**Do this**. Do not copy the pictures; transcribe all other material exactly.

---------- Dataset content ----------

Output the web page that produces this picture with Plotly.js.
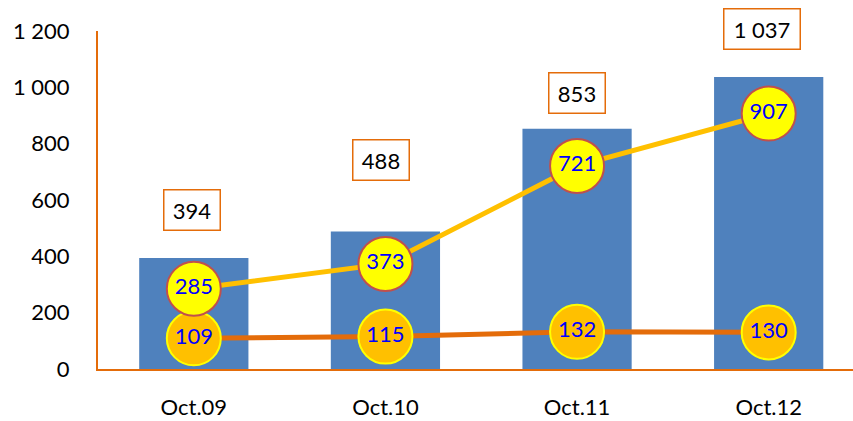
<!DOCTYPE html>
<html>
<head>
<meta charset="utf-8">
<script src="https://cdn.plot.ly/plotly-3.0.1.min.js"></script>
<style>html,body{margin:0;padding:0;background:#fff;}#chart{width:853px;height:421px;}</style>
</head>
<body>
<div id="chart"></div>
<script>
const categories = ["Oct.09", "Oct.10", "Oct.11", "Oct.12"];
const totalValues = [394, 488, 853, 1037];
const totalLabels = ["394", "488", "853", "1 037"];
const yellowValues = [285, 373, 721, 907];
const orangeValues = [109, 115, 132, 130];
const yTicks = [0, 200, 400, 600, 800, 1000, 1200];

// label placement (pixel shifts above bar tops) and box widths (px)
const labelShifts = [48, 72, 36, 48];
const labelXShifts = [-2, -4, 0, -7];
const labelWidths = [41, 41, 41, 61];

const fontFam = "Lato, 'Open Sans', sans-serif";

const traces = [
  {
    type: "bar", x: categories, y: totalValues, width: 0.57,
    marker: {color: "#4F81BD", line: {width: 0}},
    hoverinfo: "skip"
  },
  {
    type: "scatter", mode: "lines+markers+text", x: categories, y: orangeValues,
    text: orangeValues.map(String), textposition: "middle center",
    textfont: {family: fontFam, size: 22, color: "#0000FF"},
    line: {color: "#E46C0A", width: 5},
    marker: {size: 54, color: "#FFC000", line: {color: "#FFFF00", width: 2}},
    cliponaxis: false, hoverinfo: "skip"
  },
  {
    type: "scatter", mode: "lines+markers+text", x: categories, y: yellowValues,
    text: yellowValues.map(String), textposition: "middle center",
    textfont: {family: fontFam, size: 22, color: "#0000FF"},
    line: {color: "#FFC000", width: 5},
    marker: {size: 54, color: "#FFFF00", line: {color: "#C0504D", width: 2}},
    cliponaxis: false, hoverinfo: "skip"
  }
];

const annotations = categories.map((c, i) => ({
  x: c, y: totalValues[i], xref: "x", yref: "y",
  yshift: labelShifts[i], xshift: labelXShifts[i],
  text: totalLabels[i], showarrow: false,
  font: {family: fontFam, size: 22, color: "#000000"},
  bgcolor: "#FFFFFF", bordercolor: "#E46C0A", borderwidth: 1.5, borderpad: 7,
  width: labelWidths[i], height: 25
}));

const layout = {
  width: 853, height: 421,
  margin: {l: 98, r: 0, t: 31, b: 52},
  paper_bgcolor: "#FFFFFF", plot_bgcolor: "#FFFFFF",
  showlegend: false,
  separators: ", ",
  font: {family: fontFam, size: 22, color: "#000000"},
  xaxis: {
    type: "category", range: [-0.5, 3.44],
    showline: true, linecolor: "#E46C0A", linewidth: 2,
    showgrid: false, zeroline: false, ticks: "",
    tickfont: {family: fontFam, size: 22, color: "#000000"},
    ticklabelstandoff: 18, fixedrange: true
  },
  yaxis: {
    range: [0, 1200], tickvals: yTicks, tickformat: ",d",
    showline: true, linecolor: "#E46C0A", linewidth: 2,
    showgrid: false, zeroline: false, ticks: "",
    tickfont: {family: fontFam, size: 22, color: "#000000"},
    ticklabelstandoff: 22, fixedrange: true
  },
  annotations: annotations,
  bargap: 0.43
};

Plotly.newPlot("chart", traces, layout, {displayModeBar: false, staticPlot: true});
</script>
</body>
</html>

----------

**Answer below**.
Output the web page that produces this picture with Plotly.js.
<!DOCTYPE html>
<html>
<head>
<meta charset="utf-8">
<script src="https://cdn.plot.ly/plotly-3.0.1.min.js"></script>
<style>html,body{margin:0;padding:0;background:#fff;}#chart{width:853px;height:421px;}</style>
</head>
<body>
<div id="chart"></div>
<script>
const categories = ["Oct.09", "Oct.10", "Oct.11", "Oct.12"];
const totalValues = [394, 488, 853, 1037];
const totalLabels = ["394", "488", "853", "1 037"];
const yellowValues = [285, 373, 721, 907];
const orangeValues = [109, 115, 132, 130];
const yTicks = [0, 200, 400, 600, 800, 1000, 1200];

// label placement (pixel shifts above bar tops) and box widths (px)
const labelShifts = [48, 72, 36, 48];
const labelXShifts = [-2, -4, 0, -7];
const labelWidths = [41, 41, 41, 61];

const fontFam = "Lato, 'Open Sans', sans-serif";

const traces = [
  {
    type: "bar", x: categories, y: totalValues, width: 0.57,
    marker: {color: "#4F81BD", line: {width: 0}},
    hoverinfo: "skip"
  },
  {
    type: "scatter", mode: "lines+markers+text", x: categories, y: orangeValues,
    text: orangeValues.map(String), textposition: "middle center",
    textfont: {family: fontFam, size: 22, color: "#0000FF"},
    line: {color: "#E46C0A", width: 5},
    marker: {size: 54, color: "#FFC000", line: {color: "#FFFF00", width: 2}},
    cliponaxis: false, hoverinfo: "skip"
  },
  {
    type: "scatter", mode: "lines+markers+text", x: categories, y: yellowValues,
    text: yellowValues.map(String), textposition: "middle center",
    textfont: {family: fontFam, size: 22, color: "#0000FF"},
    line: {color: "#FFC000", width: 5},
    marker: {size: 54, color: "#FFFF00", line: {color: "#C0504D", width: 2}},
    cliponaxis: false, hoverinfo: "skip"
  }
];

const annotations = categories.map((c, i) => ({
  x: c, y: totalValues[i], xref: "x", yref: "y",
  yshift: labelShifts[i], xshift: labelXShifts[i],
  text: totalLabels[i], showarrow: false,
  font: {family: fontFam, size: 22, color: "#000000"},
  bgcolor: "#FFFFFF", bordercolor: "#E46C0A", borderwidth: 1.5, borderpad: 7,
  width: labelWidths[i], height: 25
}));

const layout = {
  width: 853, height: 421,
  margin: {l: 98, r: 0, t: 31, b: 52},
  paper_bgcolor: "#FFFFFF", plot_bgcolor: "#FFFFFF",
  showlegend: false,
  separators: ", ",
  font: {family: fontFam, size: 22, color: "#000000"},
  xaxis: {
    type: "category", range: [-0.5, 3.44],
    showline: true, linecolor: "#E46C0A", linewidth: 2,
    showgrid: false, zeroline: false, ticks: "",
    tickfont: {family: fontFam, size: 22, color: "#000000"},
    ticklabelstandoff: 18, fixedrange: true
  },
  yaxis: {
    range: [0, 1200], tickvals: yTicks, tickformat: ",d",
    showline: true, linecolor: "#E46C0A", linewidth: 2,
    showgrid: false, zeroline: false, ticks: "",
    tickfont: {family: fontFam, size: 22, color: "#000000"},
    ticklabelstandoff: 22, fixedrange: true
  },
  annotations: annotations,
  bargap: 0.43
};

Plotly.newPlot("chart", traces, layout, {displayModeBar: false, staticPlot: true});
</script>
</body>
</html>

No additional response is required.